▼
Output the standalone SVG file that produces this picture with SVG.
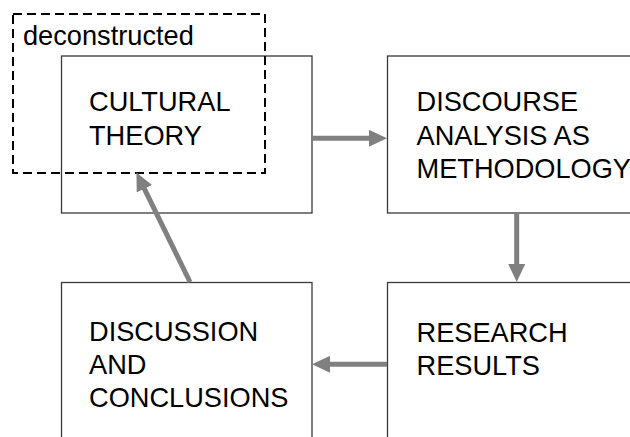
<svg xmlns="http://www.w3.org/2000/svg" width="630" height="437" viewBox="0 0 630 437">
  <style>
    .box { fill: #ffffff; stroke: #3a3a3a; stroke-width: 1.3; }
    .frame { fill: none; stroke: #000000; stroke-width: 2; stroke-dasharray: 9 5; }
    .label { font-family: "Liberation Sans", Arial, sans-serif; font-size: 27.2px; fill: #000000; }
    .conn { stroke: #808080; stroke-width: 5; fill: none; marker-end: url(#head); }
  </style>
  <defs>
    <marker id="head" markerUnits="userSpaceOnUse" markerWidth="18" markerHeight="17" refX="4" refY="8.5" orient="auto" viewBox="0 0 18 17">
      <path d="M0,0 L18,8.5 L0,17 Z" fill="#808080"/>
    </marker>
  </defs>

  <rect width="630" height="437" fill="#ffffff"/>

  <g id="cultural-theory">
    <rect class="box" x="61.5" y="56" width="250.5" height="157"/>
    <text class="label" x="89" y="111">CULTURAL</text>
    <text class="label" x="89" y="145">THEORY</text>
  </g>

  <g id="discourse-analysis">
    <rect class="box" x="387.5" y="56" width="260" height="157"/>
    <text class="label" x="416.5" y="111">DISCOURSE</text>
    <text class="label" x="416.5" y="144.5">ANALYSIS AS</text>
    <text class="label" x="416.5" y="177.5">METHODOLOGY</text>
  </g>

  <g id="research-results">
    <rect class="box" x="387.5" y="282.5" width="260" height="170"/>
    <text class="label" x="416.5" y="341.5">RESEARCH</text>
    <text class="label" x="416.5" y="374.5">RESULTS</text>
  </g>

  <g id="discussion-conclusions">
    <rect class="box" x="61.5" y="282.5" width="250.5" height="170"/>
    <text class="label" x="89" y="341">DISCUSSION</text>
    <text class="label" x="89" y="374">AND</text>
    <text class="label" x="89" y="407">CONCLUSIONS</text>
  </g>

  <g id="deconstructed">
    <rect class="frame" x="13" y="14" width="252" height="159"/>
    <text class="label" x="23" y="44.5">deconstructed</text>
  </g>

  <g id="connectors">
    <line class="conn" x1="312" y1="138.3" x2="373" y2="138.3"/>
    <line class="conn" x1="516.7" y1="213" x2="516.7" y2="268"/>
    <line class="conn" x1="387" y1="364.3" x2="326" y2="364.3"/>
    <line class="conn" x1="190" y1="282" x2="142.6" y2="185.1"/>
  </g>
</svg>
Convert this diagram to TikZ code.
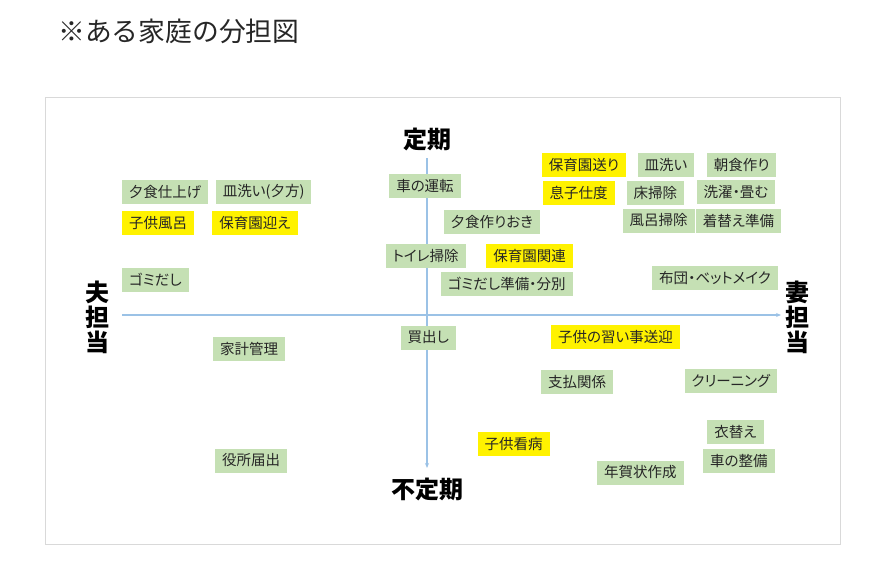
▲
Identify every line where the string "this" appears.

WRITTEN ANSWER »
Output the standalone SVG file that produces this picture with SVG.
Convert this diagram to TikZ code.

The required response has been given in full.